In Ukraine, the term "family" is making the rounds, in reference to the corrupt network of relatives and close friends which surrounded Russian President Boris Yeltsin in the 1990s.
Yanukovych's victory over Yulia Tymoshenko in the runoff election in early 2010 was also a victory for the eastern Ukrainian oligarchs who backed his Party of Regions. Since then, this group has widened their influence far beyond the borders of their homeland in the east of the country. Businessmen in Kiev have dubbed the phenomenon "the wave from Donetsk."
'Kill a Journalist'
Sergei Leshchenko, 31, is surprisingly slight for someone who is taking on the most powerful men in the country. On a quiet side street in the capital Kiev, the lanky journalist bends over his computer. The Ukrainska Pravda newspaper, which means "Ukrainian Truth," has set up an impromptu editorial office in an apartment. Boxing gloves hang on the wall. "Keep the fighting spirit," is written alongside them.
The 20 reporters are fighting a dangerous battle for the truth. In 2000, the paper's editor-in-chief Georgiy Gongadze was assassinated, presumably by men linked to then-President Leonid Kuchma. Twelve years after the crime, Sergei Leshchenko still receives thinly veiled death threats. The pro-government newspaper Izvestia even published an editorial accusing the reporter of "trying to destabilize the Yanukovych presidency." The column was entitled "Kill a Journalist."

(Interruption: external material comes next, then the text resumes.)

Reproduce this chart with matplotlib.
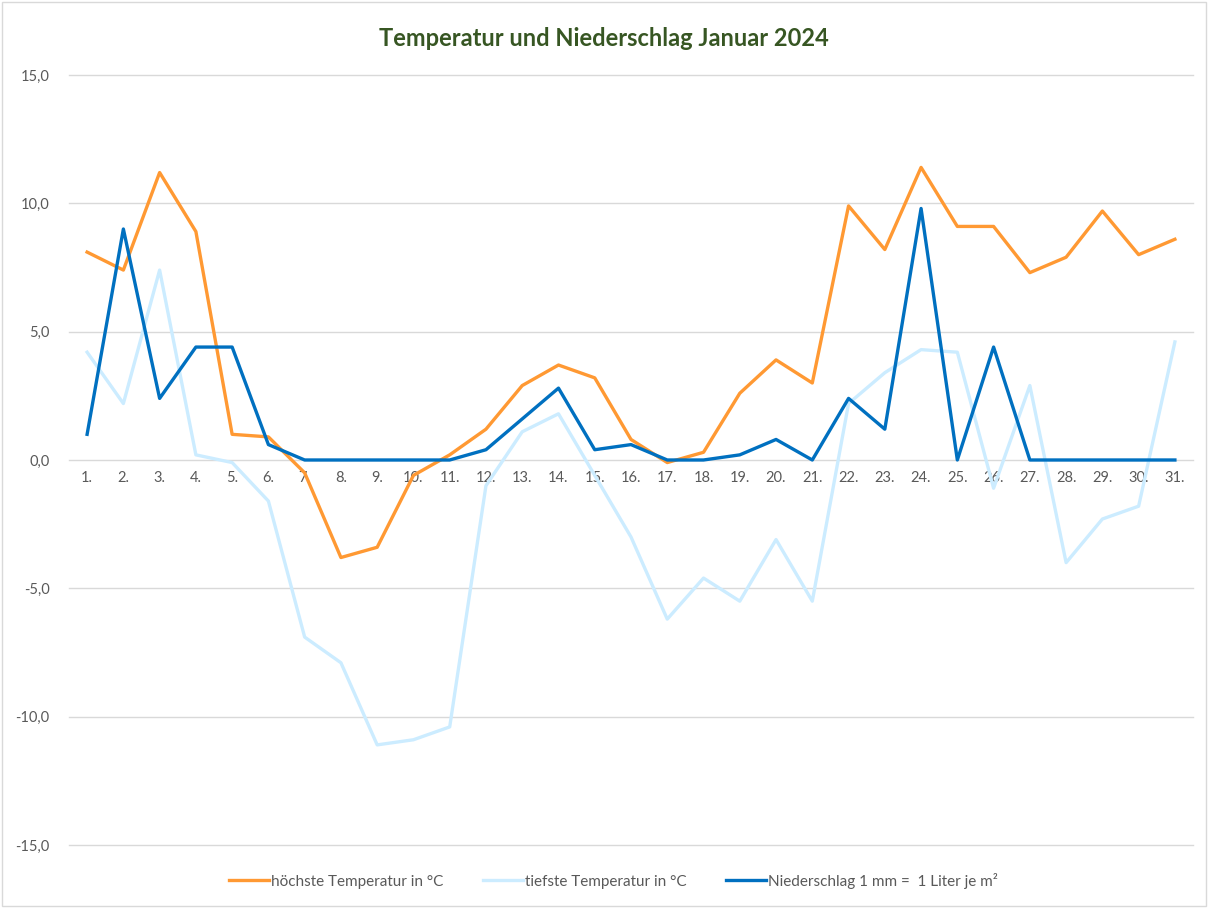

Leshchenko has made enemies by scrutinizing the business practices of the Yanukovych clan. In particular, he focused on the privatization of the President's former favorite residence -- Mezhgorye. Satellite photos show an extensive property complete with guest house, swimming pool, yacht club, and the very same grand country house where Yanukovych's much-admired German craftsmen once worked.
Complicated Ownership Structures
Documents obtained by the Ukrainska Pravda show that the Mezhgorye was not initially sold. Instead, the state transferred the property to a company in Donetsk and obtained two dilapidated houses in Kiev in return. The new owner then moved hastily to divest the property to a second Donetsk-based company called Tantalit. Despite the sale of the luxury property, the firm was declared officially bankrupt soon thereafter.
From Donetsk the business trail leads west to Austria. According to Ukrainska Pravda, some 99 percent of Tantalit apparently belongs to a Viennese company called Euro East Beteiligungs GmbH. The Austrian Euro Invest Bank holds 65 percent of the shares in this firm and the remaining 35 percent belong to the London-based Blythe Europe Ltd.
In Ukraine, people are asking why these firms have such complex ownership structures. Who in the Alpine nation helped the Ukrainians to create such an involved corporate network? And does it aim to hide the firm's real owner?
President Viktor Yanukovych officially pays rent to reside at Mezhgorye. Using public funds, he has added a large study to the property. But Sergei Leshchenko and his colleagues have little doubt that Yanukovych is master of Mezhgorye.